Bundeskanzlerin Angela Merkel (CDU) erwartet nach der Machtübernahme der Taliban in Afghanistan eine wachsende Zahl von Flüchtlingen. “Viele Menschen werden versuchen, das Land zu verlassen”, sagte Merkel nach AFP-Informationen am Montag in der Sitzung der CDU-Parteigremien in Berlin. Kritisch äußerte sich Merkel zur Entscheidung der USA zum Truppenabzug aus Afghanistan: Dies habe einen “Domino-Effekt” bewirkt, der nun zur Machtübernahme der radikalislamischen Taliban geführt habe.
Die Bundesregierung werde im Umgang mit der erwarteten Fluchtbewegung eng mit den Nachbarländern Afghanistans zusammenarbeiten, sagte Merkel demnach: “Wir sollten alles tun, um den Ländern dabei zu helfen, die Geflüchteten zu unterstützen”, wurde Merkel zitiert. “Das Thema wird uns noch sehr lange beschäftigen.”
Die Kanzlerin zeigte sich erschüttert über die Lage in Afghanistan. “Für die vielen, die an Fortschritt und Freiheit gebaut haben – vor allem die Frauen -, sind das bittere Ereignisse”, wurde Merkel gegenüber AFP zitiert.
Die Kanzlerin ließ demnach auch Kritik an der Entscheidung der US-Regierung zum Truppenabzug durchblicken. Diese Entscheidung habe vor allem “innenpolitische Gründe” gehabt, sagte Merkel laut Teilnehmern. Der Abzug der US-Truppen habe einen “Domino-Effekt” ausgelöst, der zum Zusammenbruch von Afghanistans Armee und Regierung und zur Machtübernahme der Taliban geführt habe.
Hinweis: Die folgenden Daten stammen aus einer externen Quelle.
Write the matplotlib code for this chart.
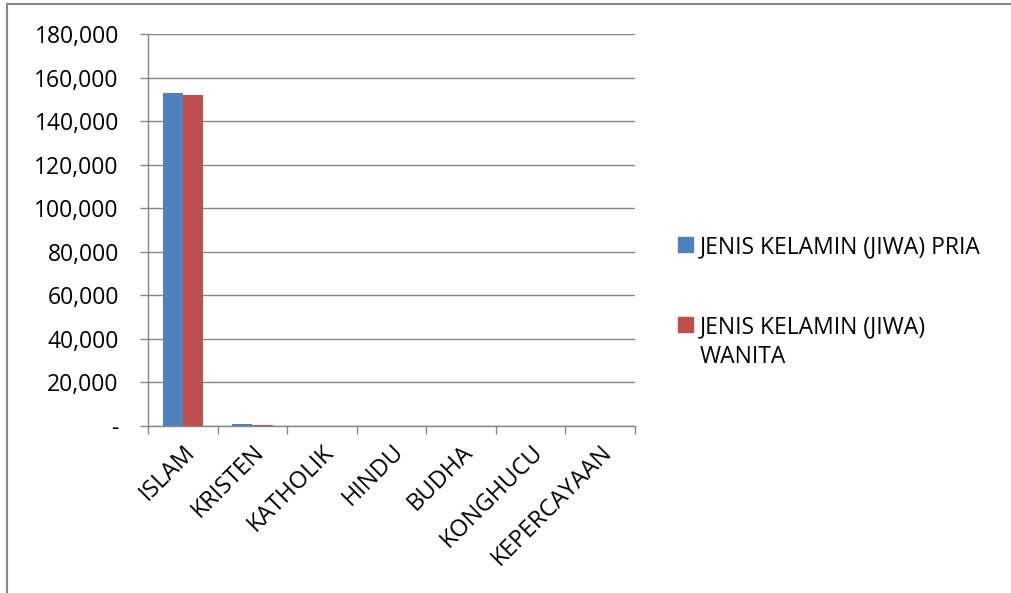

“Wir haben immer gesagt: Wenn die Amerikaner dort bleiben, dann bleiben wir dort auch”, wurde Merkel zitiert. “Die Amerikaner haben dort viele Leben geopfert. Es bleibt bitter.” Nun heiße es: “So viele Menschen wie möglich in Sicherheit bringen und den Organisationen helfen, die Menschen retten.”
Beim Evakuierungseinsatz der Bundeswehr in Kabul arbeite Deutschland eng mit den USA zusammen, sagte Merkel demnach. “Ohne die Hilfe der Amerikaner könnten wir so einen Einsatz nicht machen.”
Die Bundesregierung habe vor Monaten bereits 2500 Ortskräfte identifiziert, wurde Merkel zitiert. Zudem habe die Regierung 2000 weitere Einheimische identifiziert, die mit deutscher Hilfe außer Landes gebracht werden sollten – etwa Menschenrechtler und Anwälte. Inklusive der Angehörigen könnten so rund 10.000 Menschen zusammenkommen, die nach Deutschland ausgeflogen werden sollten.
Bundesverteidigungsministerin Annegret Kramp-Karrenbauer (CDU) sagte dazu nach AFP-Informationen im CDU-Bundesvorstand: “So lange es möglich ist, wird die Bundeswehr so viele Menschen wie möglich aus Afghanistan rausholen und die Luftbrücke aufrecht halten.” Dies hänge vor allem von der Unterstützung der US-Truppen ab, den Flughafen in Kabul offen zu halten.
Kramp-Karrenbauer berichtete, sie habe mit Bundeswehr-Soldaten gesprochen, die früher im Afghanistan-Einsatz waren – “sie waren erschüttert über das, was passiert.”
CDU-Chef Armin Laschet sprach sich laut Teilnehmern in der Vorstandssitzung dafür aus, vor allem auch gefährdete Frauen aus Afghanistan herauszuholen. Diese Frauen – Rechtsanwältinnen, Bürgermeisterinnen, Lehrerinnen – könnten “die ersten Opfer der Taliban werden”, wurde der Unions-Kanzlerkandidat gegenüber AFP zitiert. Zu seiner Einschätzung der aktuellen Geschehnisse in Afghanistan sagte Laschet demnach: “Eine der schlimmsten Niederlagen des Westens, das steht außer Frage.”
Auch das Bundesinnenministerium stellt sich auf eine steigende Zahl von Flüchtlingen aus Afghanistan ein. “Wir müssen sicherlich davon ausgehen, dass die Menschen vor Ort sich in Bewegung setzen werden und dass die Lage vor Ort zu Migrationsbewegungen führen wird”, sagte eine Ministeriumssprecherin am Montag. Details zur erwarteten Zahl der Flüchtlingen nannte sie nicht.